Check out this webpage: http://www.srs.gov/general/programs/solidification/index.htm Also, a much larger version of the facility above is being constructed right now in Washington state. http://www.hanford.gov/page.cfm/WTP Vitrification is alive and well. The glass logs were to be sent to Yucca Mountain far underground away from heat and with no path for toxins to be released. This is why Washington and South Carolina are suing DOE to stop the shutdown of the Yucca Mountain project. Without a permanent repository, the glass logs will have to sit at the facility in which they were made indefinitely. And, no, this glass is not suitable for use in buildings. The high-level waste they are made out of is still VERY radioactive and will be for thousands of years. Plus, I don't think it is clear.
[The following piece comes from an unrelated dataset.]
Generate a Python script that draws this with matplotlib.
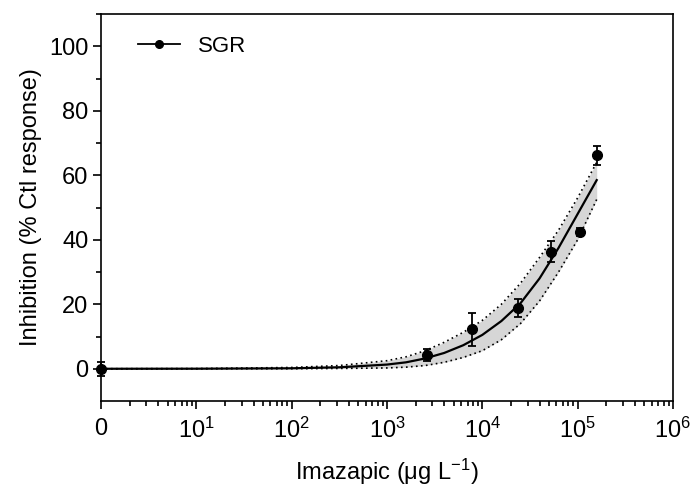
"""Imazapic dose-response: SGR inhibition with fitted curve and 95% band."""

import matplotlib

matplotlib.use("Agg")
import matplotlib.pyplot as plt
import numpy as np
from matplotlib.ticker import FixedLocator, NullFormatter

plt.rcParams["font.family"] = ["Liberation Sans", "DejaVu Sans"]
plt.rcParams["mathtext.default"] = "regular"

# control (0) is drawn at the 10^0 position of the log axis
ZERO_POS = 1.0

dose = [0, 2630, 7870, 23400, 52000, 106000, 158000]
inhibition = [0.0, 4.3, 12.2, 18.8, 36.3, 42.5, 66.2]
inhibition_err = [2.2, 1.8, 5.0, 2.9, 3.2, 1.2, 2.9]

# fitted curve and confidence band, read at these doses
curve_dose = [1, 10, 100, 316, 1000, 1585, 2512, 3981, 6310, 10000,
              15849, 25119, 39811, 63096, 100000, 158489]
curve_fit = [0.0, 0.02, 0.15, 0.45, 1.3, 2.0, 3.2, 4.9, 7.3, 10.5,
             14.8, 20.3, 28.0, 37.5, 48.0, 58.5]
band_low = [0.0, 0.0, 0.0, 0.1, 0.25, 0.5, 1.0, 2.0, 3.5, 5.6,
            9.0, 14.0, 21.0, 30.0, 40.0, 52.5]
band_high = [0.0, 0.05, 0.4, 1.0, 2.5, 3.7, 5.6, 8.2, 11.3, 15.0,
             20.0, 26.5, 34.5, 43.0, 53.0, 64.0]

x_ticks = [1, 1e1, 1e2, 1e3, 1e4, 1e5, 1e6]
x_ticklabels = ["0", "$10^{1}$", "$10^{2}$", "$10^{3}$", "$10^{4}$", "$10^{5}$", "$10^{6}$"]
y_ticks = [0, 20, 40, 60, 80, 100]

fig = plt.figure(figsize=(6.95, 4.9), dpi=100)
ax = fig.add_axes([0.1453, 0.1816, 0.8230, 0.7898])

x_pts = np.array([d if d > 0 else ZERO_POS for d in dose], dtype=float)

ax.fill_between(curve_dose, band_low, band_high, color="#d6d6d6", lw=0, zorder=1)
ax.plot(curve_dose, band_low, color="black", ls=(0, (1, 2.0)), lw=1.2, zorder=2)
ax.plot(curve_dose, band_high, color="black", ls=(0, (1, 2.0)), lw=1.2, zorder=2)
ax.plot(curve_dose, curve_fit, color="black", lw=1.6, zorder=3)

ax.errorbar(x_pts, inhibition, yerr=inhibition_err, fmt="o", color="black",
            ms=7, elinewidth=1.3, capsize=3, capthick=1.3, zorder=4, clip_on=False)

# legend proxy: line with marker
ax.plot([], [], color="black", marker="o", ms=5.5, lw=1.3, label="SGR")
ax.legend(loc="upper left", frameon=False, fontsize=16, handlelength=1.9,
          bbox_to_anchor=(0.03, 0.995), handletextpad=0.8)

ax.set_xscale("log")
ax.set_xlim(1, 1e6)
ax.set_ylim(-10, 110)

ax.xaxis.set_major_locator(FixedLocator(x_ticks))
ax.set_xticklabels(x_ticklabels)
minor_x = [m * 10 ** k for k in range(0, 6) for m in range(2, 10)]
ax.xaxis.set_minor_locator(FixedLocator(minor_x))
ax.xaxis.set_minor_formatter(NullFormatter())

ax.set_yticks(y_ticks)
ax.yaxis.set_minor_locator(FixedLocator([10, 30, 50, 70, 90, 110]))

for side in ax.spines.values():
    side.set_linewidth(1.2)
ax.tick_params(which="major", direction="out", length=6, width=1.2, labelsize=17, pad=3)
ax.tick_params(which="minor", direction="out", length=3.5, width=1.2)
ax.tick_params(axis="x", which="major", pad=6)

ax.set_xlabel("Imazapic (μg L$^{-1}$)", fontsize=17, labelpad=10)
ax.set_ylabel("Inhibition (% Ctl response)", fontsize=17, labelpad=5)

fig.savefig("out.png", dpi=100)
Sidhale, all the reprocessing in the world will not turn Cesium - 137, a daughter of Plutonium fission, into a 100 year storage issue. Time to safe disposal is 10 half lives, or circa 380 years. So the longer you burn your fast breeder,the WORSE the problem becomes. Nuclear is an economic dead end. The VERY PERMANENT storage will cost more than all the electricity is worth.
So what happens with the glass they make? Will "storage glass" be reused in buildings? What happens if the glass breaks or is exposed to really high temperatures, like in a fire? Is "vitrifying" nuclear waste going to keep toxins from being released into the air forever? Sorry for the barrage of questions... I find this article very provocative!
Vitrification has been around for YEARS. Sellafield pioneered this approach in the late 80s/early 90s as a safe(r) alternative to pumping the waste into the Irish Sea ;-) The sooner the world realises what a missed opportunity nuclear power is, the better. Jb.
We need to build fast breeder reactors on existing nuclear reactor sites, and reuse this so called "waste" until it only has a a half life of a hundred years or so.